At my startup, we had been experiencing an intermittent user problem for the last few days, with no clue as to the cause.
Users have been reporting that their "alerts" aren't showing up when they login...sometimes....and it goes away a few minutes later....sometimes.
Anytime I hear a report like that, I start dreading the work ahead, because if it's only "sometimes", there's probably not an easy way to reproduce the bug reliably. It could be data-dependant, or a browser quirk, or dependant on the phase of the moon for all I know.
So I started digging in to our code base. Alerts were displayed based on when certain events had gone into the past. Was there a time-zone problem? Was the current time being extracted incorrectly? Was there a problem rendering the partial that handled that block of the homepage? Maybe the CSS was displaying it improperly if there were other dynamic elements on the page?

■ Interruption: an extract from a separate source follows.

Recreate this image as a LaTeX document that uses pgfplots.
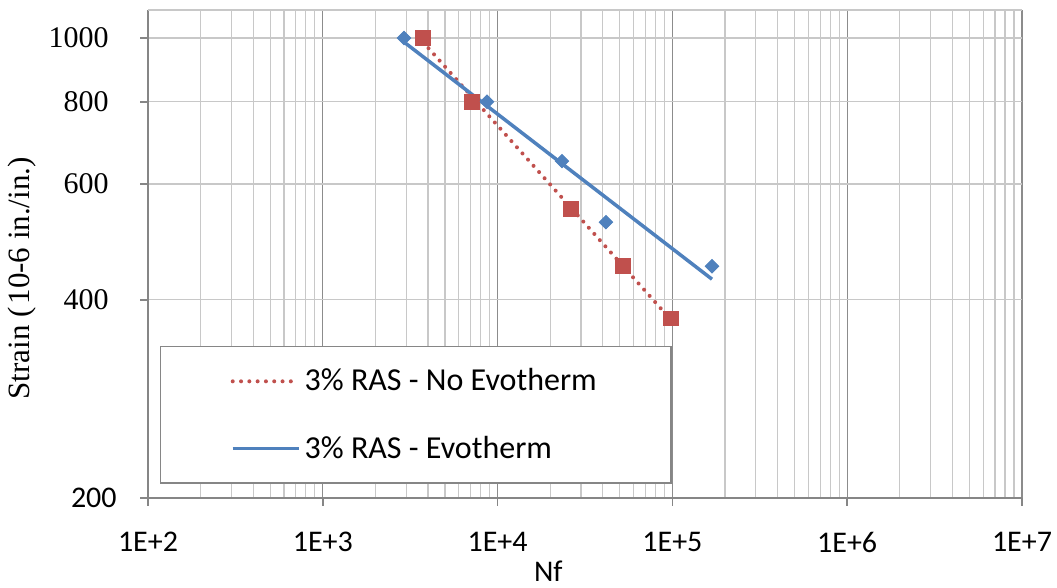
\documentclass[border=0pt]{standalone}
\usepackage{fontspec}
\setmainfont{Liberation Serif}
\newfontfamily\carlito{Carlito}
\usepackage{pgfplots}
\pgfplotsset{compat=1.18}

\definecolor{serRed}{HTML}{C0504D}
\definecolor{serBlue}{HTML}{4F81BD}
\definecolor{gridMajor}{HTML}{8C8C8C}
\definecolor{gridMinor}{HTML}{C8C8C8}
\definecolor{axisGray}{HTML}{868686}

% right-aligned y tick label of fixed width
\newcommand{\ylab}[2][0pt]{\makebox[30pt][r]{#2\hspace{#1}}}

\begin{document}
\begin{tikzpicture}
\path[use as bounding box] (0,0) rectangle (528.5pt,294pt);
\begin{axis}[
  at={(74pt,45pt)}, anchor=south west,
  scale only axis, width=437pt, height=244pt,
  xmode=log, ymode=log,
  xmin=100, xmax=1e7, ymin=200, ymax=1103,
  xtick={1e2,1e3,1e4,1e5,1e6,1e7},
  xticklabels={1E+2,1E+3,1E+4,1E+5,1E+6,1E+7},
  minor xtick={200,300,400,500,600,700,800,900,
               2000,3000,4000,5000,6000,7000,8000,9000,
               20000,30000,40000,50000,60000,70000,80000,90000,
               200000,300000,400000,500000,600000,700000,800000,900000,
               2000000,3000000,4000000,5000000,6000000,7000000,8000000,9000000},
  ytick={200,400,600,800,1000},
  yticklabels={{\ylab{\carlito 200}},{\ylab[4pt]{400}},{\ylab[4pt]{600}},{\ylab[4pt]{800}},{\ylab[4pt]{1000}}},
  xmajorgrids, xminorgrids, ymajorgrids,
  major x grid style={gridMajor, line width=0.6pt},
  minor x grid style={gridMinor, line width=0.6pt},
  major y grid style={gridMinor, line width=0.6pt},
  axis x line*=bottom, axis y line*=left,
  axis line style={axisGray, line width=0.75pt, -},
  tick align=outside, major tick length=4pt, minor tick length=0pt,
  tick style={axisGray, line width=0.75pt},
  xticklabel style={font=\carlito\fontsize{15}{18}\selectfont, inner sep=0pt, yshift=-13pt},
  yticklabel style={font=\fontsize{15}{18}\selectfont, inner sep=0pt, anchor=east, xshift=-11.5pt},
  xlabel={Nf},
  xlabel style={at={(rel axis cs:0.458,0)}, anchor=base, yshift=-42pt,
                font=\carlito\fontsize{15}{18}\selectfont},
  ylabel={Strain (\kern1.5pt10-6 in./in.)},
  ylabel style={at={(rel axis cs:-0.1442,0.45)}, anchor=center,
                font=\fontsize{15.5}{18}\selectfont},
  legend image code/.code={\draw[#1] (0pt,0pt) -- (33pt,0pt);},
  legend style={at={(rel axis cs:0.0137,0.3115)}, anchor=north west,
                draw=axisGray, line width=0.75pt, fill=white,
                font=\carlito\fontsize{16}{19}\selectfont,
                inner xsep=35pt, inner ysep=9pt, row sep=17pt,
                cells={anchor=west}},
]
% plot-area top border
\draw[gridMinor, line width=0.6pt] (rel axis cs:0,1) -- (rel axis cs:1,1);

% measured fatigue lives
\addplot[only marks, mark=square*, mark size=3.7pt, color=serRed, forget plot]
  coordinates {(3743,1000) (7137,800) (26300,550) (52170,450) (98200,375)};
\addplot[only marks, mark=square*, mark size=2.4pt, mark options={rotate=45},
         color=serBlue, forget plot]
  coordinates {(2914,1000) (8698,800) (23355,650) (41690,525) (168460,450)};

% power-law trend lines
\addplot[serRed, line width=2pt, line cap=round, dash pattern=on 0pt off 4.15pt]
  coordinates {(3743,986) (98200,373)};
\addlegendentry{3\% RAS - No Evotherm}
\addplot[serBlue, line width=1.75pt]
  coordinates {(2914,986) (168460,430)};
\addlegendentry{3\% RAS - Evotherm}
\end{axis}
\end{tikzpicture}
\end{document}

I started throwing logging in at various points through this controller action. Hours later, reports were still coming in (slowly, so not everyone was experiencing this problem), and the logs looked fine. Then I started to notice something. The people who were complaining the most, had the fewest log reports. In fact, the production log showed that one of the users who was complaining had not accessed the page in question for 2 days.
Enter the browser cache.
For some unknown reason (damned if I could figure this out), this user's browser decided to cache her homepage. She wasn't seeing the alerts because her browser had chosen to cache this page at a moment when she didn't have any. Until it decided to reload the html from that page, she would continue to see no alerts.
With some quick googling, I found a cache buster snippet, and I'll share it here in case anyone else has had the same problem. To summarize:
CLUES THAT A BROWSER CACHE IS CAUSING YOUR BUG:
1) only some users report an issue
2) issue is intermittent
3) no errors being reported from your notification software
4) logging shows no data problems or logic errors
5) symptoms indicate "time displacement" (that's what the page would have looked like "at one point")
6) serious frustration and anger on the part of the software developer
If you are a rails developer, here's the medicine (this goes in application controller):
"no-cache, no-store, max-age=0, must-revalidate"
response.headers["Pragma"] = "no-cache"
response.headers["Expires"] = "Fri, 01 Jan 1990 00:00:00 GMT"
set this as a :before_filter on any action you want to protect.